Skip to content

GPUEngine.Reshape silently ignores dst argument (compute.Engine contract violation) #81

@dndungu

Description

@dndungu

Problem

compute/gpu_engine_memory.go:614 GPUEngine.Reshape takes a variadic dst ...*tensor.TensorNumeric[T] parameter, matching the compute.Engine contract shared with CPUEngine.Reshape. However the zero-copy GPUStorage fast-path at line 644 ignores dst entirely:

// GPUStorage[T]: zero-copy reshape.
if gs, ok := a.GetStorage().(*tensor.GPUStorage[T]); ok && isFloat32[T]() && newSize == currentSize {
    return tensor.NewWithStorage[T](inferredShape, gs.View(gs.Len()))
}

It returns a brand-new tensor aliasing a's storage and never touches the caller-provided dst.

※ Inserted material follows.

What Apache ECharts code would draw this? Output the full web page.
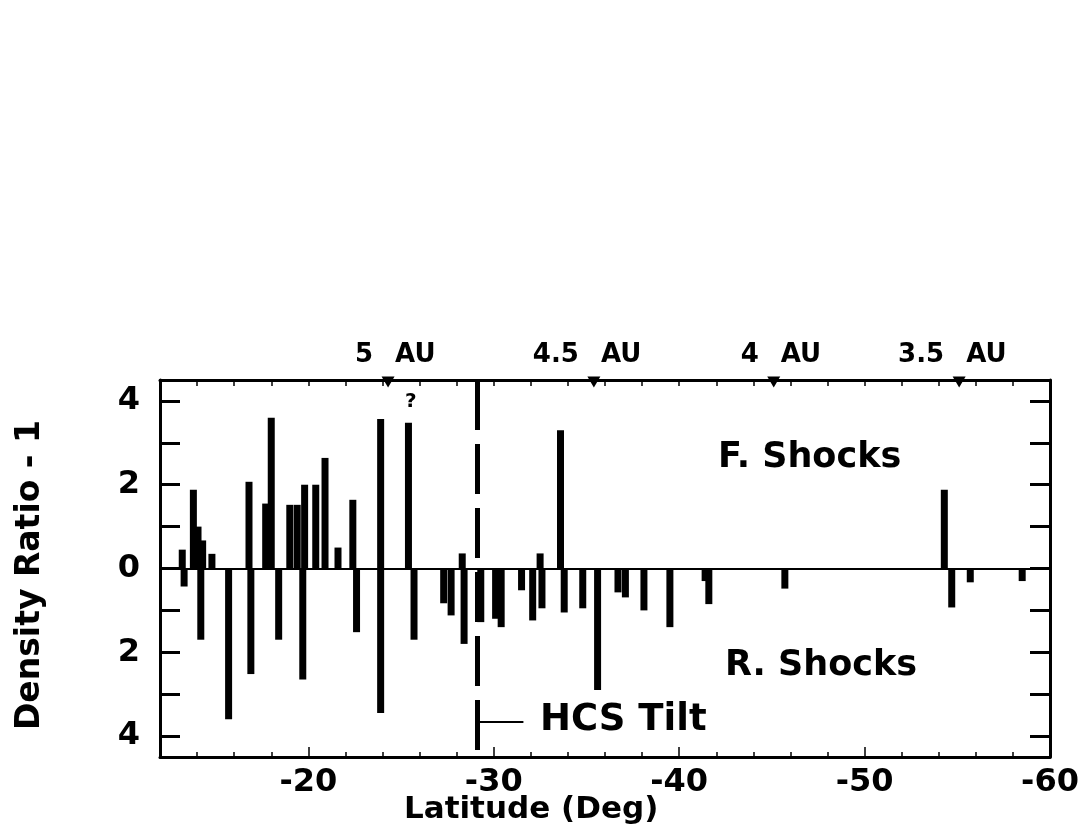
<!DOCTYPE html>
<html><head><meta charset="utf-8">
<script src="https://cdn.jsdelivr.net/npm/echarts@6/dist/echarts.min.js"></script>
<style>html,body{margin:0;padding:0;background:#fff}#c{width:1083px;height:838px}</style>
</head><body><div id="c"></div>
<script>
// Forward shocks (plotted upward): latitude (deg) and density ratio - 1
const fLat = [-13.2, -13.8, -14.05, -14.3, -14.8, -16.8, -17.7, -18.0, -19.0, -19.4, -19.8, -20.4, -20.9, -21.6, -22.4, -23.9, -25.4, -28.3, -32.5, -33.6, -54.3];
const fVal = [0.45, 1.88, 1.0, 0.67, 0.35, 2.07, 1.55, 3.6, 1.52, 1.52, 2.0, 2.0, 2.64, 0.5, 1.64, 3.57, 3.48, 0.36, 0.36, 3.3, 1.88];
// Reverse shocks (plotted downward)
const rLat = [-13.3, -14.2, -15.7, -16.9, -18.4, -19.7, -22.6, -23.9, -25.7, -27.3, -27.7, -28.4, -29.3, -30.1, -30.4, -31.5, -32.1, -32.6, -33.8, -34.8, -35.6, -36.7, -37.1, -38.1, -39.5, -41.4, -41.6, -45.7, -54.7, -55.7, -58.5];
const rVal = [-0.43, -1.7, -3.6, -2.52, -1.7, -2.65, -1.52, -3.45, -1.7, -0.83, -1.12, -1.8, -1.28, -1.2, -1.4, -0.52, -1.24, -0.95, -1.05, -0.95, -2.9, -0.57, -0.69, -1.0, -1.4, -0.3, -0.85, -0.48, -0.93, -0.33, -0.3];
// Heliocentric distance markers on top axis
const auLat = [-24.3, -35.4, -45.1, -55.1];
const auNum = ['5', '4.5', '4', '3.5'];
const hcsLat = -29.1;
const hcsLabelY = -3.67;
const hcsLineEnd = -31.6;
// Axis ticks and labels
const xLabelTicks = [-60, -50, -40, -30, -20];
const xMinorTicks = [-58, -56, -54, -52, -50, -48, -46, -44, -42, -40, -38, -36, -34, -32, -30, -28, -26, -24, -22, -20, -18, -16, -14];
const yLabelTicks = [-4, -2, 0, 2, 4];
const yTicks = [-4, -3, -2, -1, 0, 1, 2, 3, 4];

const FONT = '"DejaVu Sans", sans-serif';
const chart = echarts.init(document.getElementById('c'), null, {renderer: 'canvas'});

const barData = fLat.map((x, i) => [x, fVal[i]]).concat(rLat.map((x, i) => [x, rVal[i]]));

const baseX = {
  type: 'value', min: -60, max: -12, inverse: true, gridIndex: 0,
  splitLine: {show: false}
};
const txt = (s, size) => ({fontFamily: FONT, fontWeight: 'bold', fontSize: size, fill: '#000', text: s});
const auLabel = {color: '#000', opacity: 1, fontFamily: FONT, fontWeight: 'bold', fontSize: 26};

chart.setOption({
  animation: false,
  backgroundColor: '#fff',
  grid: {left: 160, right: 33, top: 380, bottom: 81, containLabel: false},
  xAxis: [
    Object.assign({}, baseX, {
      position: 'bottom',
      axisLine: {onZero: false, lineStyle: {color: '#000', width: 3}},
      axisTick: {inside: true, length: 5, customValues: xMinorTicks, lineStyle: {color: '#000', width: 1.5}},
      axisLabel: {customValues: xLabelTicks, color: '#000', fontFamily: FONT, fontWeight: 'bold', fontSize: 32, margin: 10}
    }),
    Object.assign({}, baseX, {
      position: 'top',
      axisLine: {onZero: false, lineStyle: {color: '#000', width: 3}},
      axisTick: {inside: true, length: 6, customValues: xMinorTicks, lineStyle: {color: '#000', width: 1.5}},
      axisLabel: {show: false}
    }),
    Object.assign({}, baseX, {
      position: 'bottom',
      axisLine: {show: false, onZero: false},
      axisTick: {inside: true, length: 10, customValues: xLabelTicks, lineStyle: {color: '#000', width: 1.5}},
      axisLabel: {show: false}
    })
  ],
  yAxis: [
    {
      type: 'value', min: -4.5, max: 4.5, position: 'left',
      splitLine: {show: false},
      axisLine: {onZero: false, lineStyle: {color: '#000', width: 3}},
      axisTick: {inside: true, length: 20, customValues: yTicks, lineStyle: {color: '#000', width: 3}},
      axisLabel: {customValues: yLabelTicks, formatter: v => String(Math.abs(v)), color: '#000', fontFamily: FONT, fontWeight: 'bold', fontSize: 32, margin: 20}
    },
    {
      type: 'value', min: -4.5, max: 4.5, position: 'right',
      splitLine: {show: false},
      axisLine: {onZero: false, lineStyle: {color: '#000', width: 3}},
      axisTick: {inside: true, length: 20, customValues: yTicks, lineStyle: {color: '#000', width: 3}},
      axisLabel: {show: false}
    }
  ],
  series: [
    {
      type: 'bar', xAxisIndex: 0, yAxisIndex: 0,
      data: barData, barWidth: 7, barGap: '-100%',
      itemStyle: {color: '#000'},
      markLine: {
        silent: true, symbol: 'none', label: {show: false}, animation: false,
        data: [
          [{coord: [-12, 0], lineStyle: {color: '#000', width: 2, type: 'solid'}}, {coord: [-60, 0]}],
          [{coord: [hcsLat, 4.5], lineStyle: {color: '#000', width: 5, type: [50, 14]}}, {coord: [hcsLat, -4.5]}],
          [{coord: [hcsLat, hcsLabelY], lineStyle: {color: '#000', width: 2, type: 'solid'}}, {coord: [hcsLineEnd, hcsLabelY]}]
        ]
      }
    },
    {
      type: 'scatter', xAxisIndex: 0, yAxisIndex: 0, clip: false, silent: true,
      data: auLat.map(x => [x, 4.5]),
      symbol: 'triangle', symbolRotate: 180, symbolSize: [13, 11], symbolOffset: [0, 2],
      itemStyle: {color: '#000', opacity: 1},
      label: Object.assign({show: true, position: 'top', distance: 8, align: 'left', offset: [7, 0], formatter: 'AU'}, auLabel)
    },
    {
      type: 'scatter', xAxisIndex: 0, yAxisIndex: 0, clip: false, silent: true,
      data: auLat.map(x => [x, 4.5]),
      symbol: 'circle', symbolSize: [13, 11], symbolOffset: [0, 2],
      itemStyle: {color: 'rgba(0,0,0,0)'},
      label: Object.assign({show: true, position: 'top', distance: 8, align: 'right', offset: [-15, 0],
        formatter: p => auNum[p.dataIndex]}, auLabel)
    }
  ],
  graphic: [
    {type: 'text', left: 718, top: 440, style: txt('F. Shocks', 35)},
    {type: 'text', left: 725, top: 648, style: txt('R. Shocks', 35)},
    {type: 'text', left: 540, top: 702, style: txt('HCS Tilt', 37)},
    {type: 'text', left: 405, top: 392, style: txt('?', 20)},
    {type: 'text', left: 404, top: 794, style: txt('Latitude (Deg)', 31)},
    {type: 'text', left: 14, top: 420, rotation: Math.PI / 2, style: txt('Density Ratio - 1', 33)}
  ]
});
</script></body></html>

Callers that (like other ops in the engine) discard the return value and rely on dst being the updated tensor silently receive stale pre-allocated storage.

Impact

This is what caused the PatchTST GPU training convergence regression tracked in #79 — see the postmortem on that issue. A single-line zerfoo workaround (use the return value) restored convergence, but any future caller that follows the same pattern as other engine ops (pass a dst, discard the return) will re-hit the silent-zero trap.

Expected behavior

When dst is provided, Reshape should either:

  • (a) SetStorage on dst[0] to alias the view, matching the zero-copy semantics and leaving the GPUStorage shared with a; or
  • (b) copy the source data into dst[0]'s existing storage, matching the caller's intent to use its pre-allocated buffer.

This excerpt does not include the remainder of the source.